Holding your star performers back only results in the inevitable – them moving on to better opportunities anyway and leaving a talent vacuum that is difficult if not impossible to fill (at least in the short term).

All of this does not minimize the critical importance of frequent, timely and specific social recognition to employee retention, however. There’s only so many times you can promote a person, or offer them a new role in different functional group. But you can acknowledge daily excellence and praise employees for it. It’s all about balance between the two:

  1. Recognize and specifically praise ongoing excellence in the daily work (and encourage others to do so as well)
  2. Look for opportunities to seed the organization with top talent through promotional, cross-functional transitions whenever possible.

How are employees recognized in your organization? Is frequent, timely and specific praise combined with growth and development opportunities?

Derek Irvine

About Derek Irvine

The VP of Client Strategy and Consulting at Globoforce, Derek Irvine is one of the world’s foremost experts on employee recognition and engagement, helping business leaders set a higher vision and ambition for their organizations. As a renowned speaker and co-author of Winning with a Culture of Recognition, he teaches companies how to use recognition to proactively manage company culture. Derek holds a B.Comm and Masters of Business Studies from the Smurfit Graduate Business School at University College Dublin.

7 Responses

  1. Isabel Savoie says:

    Thank you for writing this fantastic article. As I was reading the Sean story, I saw myself and you could’ve changed his name for mine.

    This article will help me write a letter of exit to the company I am leaving. It has great suggestions for improvement and I will be using it in the future to help build retention within HR.

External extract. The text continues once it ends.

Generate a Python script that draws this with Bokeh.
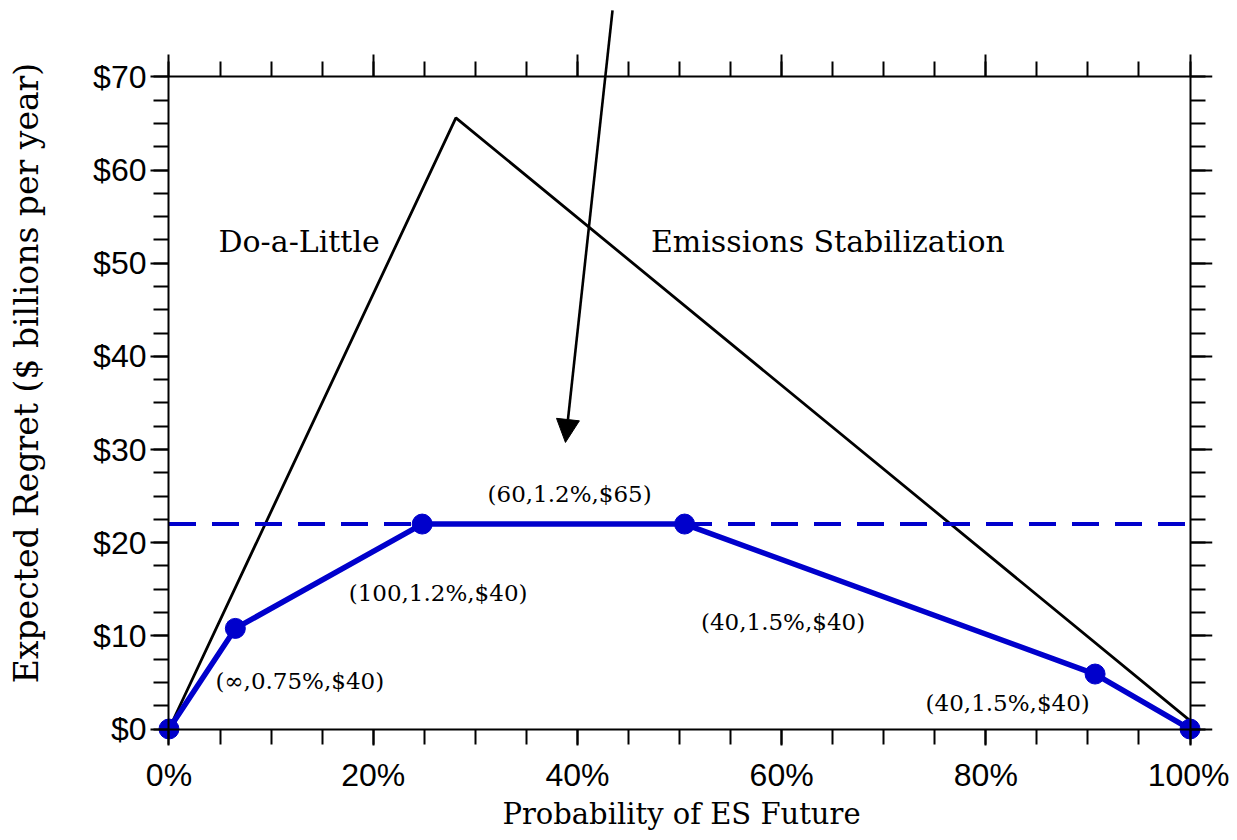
from bokeh.plotting import figure
from bokeh.models import (LinearAxis, FixedTicker, Range1d, Label, Arrow, NormalHead,
                          PrintfTickFormatter, NumeralTickFormatter)
from bokeh.embed import file_html
from bokeh.resources import INLINE

# ---- data ----
prob_frontier = [0, 6.5, 24.8, 50.5, 90.7, 100]
regret_frontier = [0, 10.8, 22.0, 22.0, 5.9, 0]
prob_single = [0, 28.1, 100]
regret_single = [0, 65.6, 0.9]
minimax_regret = 22.0
x_ticks = [0, 20, 40, 60, 80, 100]
x_minor = [5 * i for i in range(21)]
y_ticks = [0, 10, 20, 30, 40, 50, 60, 70]
y_minor = [2.5 * i for i in range(29)]
point_labels = ["(\u221e,0.75%,$40)", "(100,1.2%,$40)", "(60,1.2%,$65)",
                "(40,1.5%,$40)", "(40,1.5%,$40)"]
point_label_x = [4.55, 17.6, 31.2, 52.1, 74.1]
point_label_y = [5.15, 14.6, 25.2, 11.5, 2.75]
strategy_labels = ["Do-a-Little", "Emissions Stabilization"]
strategy_label_x = [4.85, 47.2]
strategy_label_y = [52.3, 52.3]
arrow_start = (43.44, 77.14)
arrow_end = (38.83, 30.76)

BLUE = "#0000CC"

W, H = 1229, 838
p = figure(width=W, height=H, output_backend="svg", toolbar_location=None,
           x_range=Range1d(-1.81, 102.2), y_range=Range1d(-1.77, 78.2),
           min_border_left=150, min_border_right=W - 1212, min_border_top=0,
           min_border_bottom=H - 745)
p.outline_line_color = None
p.xgrid.grid_line_color = None
p.ygrid.grid_line_color = None


def rule_style(ax):
    ax.axis_line_width = 2
    ax.axis_line_color = "black"
    ax.major_tick_line_width = 2
    ax.minor_tick_line_width = 2
    ax.major_tick_line_color = "black"
    ax.minor_tick_line_color = "black"
    ax.major_tick_out = 22
    ax.major_tick_in = 0
    ax.minor_tick_out = 15
    ax.minor_tick_in = 0
    ax.major_label_text_color = None


def label_style(ax):
    ax.axis_line_color = None
    ax.major_tick_line_color = None
    ax.minor_tick_line_color = None
    ax.major_tick_out = 0
    ax.major_tick_in = 0
    ax.minor_tick_out = 0
    ax.minor_tick_in = 0
    ax.major_label_text_font = "Liberation Sans"
    ax.major_label_text_font_size = "32px"
    ax.major_label_text_color = "black"
    ax.axis_label_text_font = "DejaVu Serif"
    ax.axis_label_text_font_style = "normal"
    ax.axis_label_text_color = "black"


# labelled axes at the frame edges (text only)
xb = p.xaxis[0]
xb.ticker = FixedTicker(ticks=x_ticks, minor_ticks=[])
xb.formatter = PrintfTickFormatter(format="%d%%")
xb.axis_label = "Probability of ES Future"
label_style(xb)
xb.axis_label_text_font_size = "29px"
xb.major_label_standoff = 11
xb.axis_label_standoff = 1

yl = p.yaxis[0]
yl.ticker = FixedTicker(ticks=y_ticks, minor_ticks=[])
yl.formatter = NumeralTickFormatter(format="$0")
yl.axis_label = "Expected Regret ($ billions per year)"
label_style(yl)
yl.axis_label_text_font_size = "33px"
yl.major_label_standoff = 4
yl.axis_label_standoff = 44

# box of axis rules and ticks at the data edges
for loc, side, dim_ticks, dim_minor, bnds in [
        (y_ticks[0], "below", x_ticks, x_minor, (x_ticks[0], x_ticks[-1])),
        (y_ticks[-1], "above", x_ticks, x_minor, (x_ticks[0], x_ticks[-1])),
        (x_ticks[0], "left", y_ticks, y_minor, (y_ticks[0], y_ticks[-1])),
        (x_ticks[-1], "right", y_ticks, y_minor, (y_ticks[0], y_ticks[-1]))]:
    ax = LinearAxis(ticker=FixedTicker(ticks=dim_ticks, minor_ticks=dim_minor),
                    fixed_location=loc, bounds=bnds)
    rule_style(ax)
    p.add_layout(ax, side)

# single strategy regret line
p.line(prob_single, regret_single, line_color="black", line_width=2.8)

# arrow
p.add_layout(Arrow(end=NormalHead(size=23, fill_color="black", line_color="black", line_width=1),
                   x_start=arrow_start[0], y_start=arrow_start[1],
                   x_end=arrow_end[0], y_end=arrow_end[1],
                   line_color="black", line_width=2.6))

# minimax dashed level
p.line([x_ticks[0], x_ticks[-1]], [minimax_regret, minimax_regret],
       line_color=BLUE, line_width=4, line_dash="27 16")

# frontier
p.line(prob_frontier, regret_frontier, line_color=BLUE, line_width=5.5)
p.scatter(prob_frontier, regret_frontier, size=20, fill_color=BLUE, line_color=BLUE)

for t, lx, ly in zip(point_labels, point_label_x, point_label_y):
    p.add_layout(Label(x=lx, y=ly, text=t, text_font="DejaVu Serif",
                       text_font_size="23px", text_baseline="middle",
                       text_align="left", text_color="black"))

for t, lx, ly in zip(strategy_labels, strategy_label_x, strategy_label_y):
    p.add_layout(Label(x=lx, y=ly, text=t, text_font="DejaVu Serif",
                       text_font_size="30px", text_baseline="middle",
                       text_align="left", text_color="black"))

open("out.html", "w").write(file_html(p, INLINE))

    Thank you for sharing your knowledge,

    • Derek Irvine Derek Irvine says:

      Isabel, I wish you the best in all your pursuits. We are all deserving of a workplace that appreciates us and our efforts.

  2. john russell says:

    Pity Rolls Royce didn’t employ someone like you.

  3. Curtis Reip says:

    If only my company actually gave me and my co-workers some sort of recognition, pay-raise, or promotion. Half of my co-workers and managers are fantastic people, and they have to deal with head-corporate leaders who aren’t even there for their own personal needs. Most have kids and families, and don’t even bother to look into anything to help them out. Strictly about the money. It’s saddening really. This is probably the most inspiring,factual, and straight to the point article I have read yet, if most corp orate leaders of big businesses would actually read this article and take it to heart, you would have not only more happy employees, but have more happy and healthy families as well.
    Thank you!

    • Derek Irvine Derek Irvine says:

      Thank you for this comment, Curtis. You are right. All workers – regardless of industry or job type – bring work home with them. Our work experience colours how we interact with our family and those we love. It’s inevitable. When we are not in a position of leadership, however, we still have the power to change our corner of the workplace world through kind words, appreciation and assistance for others.

  4. margaret says:

    If only my grandson’s former employer had seen this he would still be with them. He was promised the earth at the interview – promotion within the team, cross promotion to other areas of IT work within the company, specific training etc, etc, but absolutely nothing materialised They used him when his arrival with the firm coincided with a new contract which he had already been dealing with direct for the customer, but as soon as they lost that contract he was ‘thrown to the wolves’ ; he was blocked by his team leader for every single internal post he applied for. In the end he was on sick leave for several weeks with very severe depression – and she even wanted more proof than the doctor’s certificate!

    • Derek Irvine Derek Irvine says:

      Sadly, this is a common thread of “bad bosses” – the impact is much more than a poor work experience. It actually makes us sick. I hope your grandson is in a more fulfilling, appreciative environment now, Margaret.